Will private business owners consider a C Corporation structure?  Terry agrees that C Corps may indeed come back into vogue with private businesses. With the top marginal bracket now being lower for C Corps (35%), than for individuals (39.6% plus the 3.8% surtax), we once again will have tax arbitrage by using a separate entity. Further, the C Corp structure allows more flexibility in benefits planning — another way to save on taxes.

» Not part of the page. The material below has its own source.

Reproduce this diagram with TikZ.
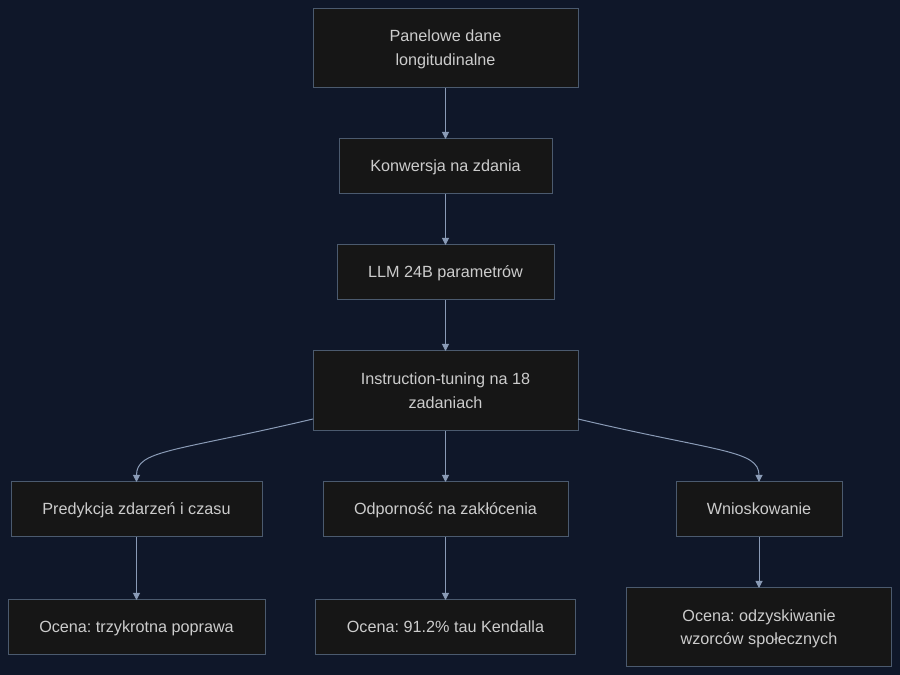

Business versus personal assets.  In many of his lectures, Terry has railed against business owners holding too many personal assets, particularly passive income assets, in their businesses. He points out that, originally, most businesses became S Corps or LLCs in order to provide asset protection from personal creditors. However, as wealth actually accumulates in the business, the concern becomes asset protection from business creditors. When excess wealth accumulates, it should be taken out of the business, and either enjoyed or reinvested. He also notes that accumulating personal wealth in the business is a planning challenge: “Don’t hold passive assets in the business; all it does is complicate business succession.”
Last thoughts.  Terry Stanaland says it well for all of us who seek to help business owners with their taxes: “One thing this new tax law is not is simplified. We are now down to learning and applying tax trivia. It really gets in the way of true tax planning.”
Thanks Terry for your insight on what’s going on in the business owner tax world!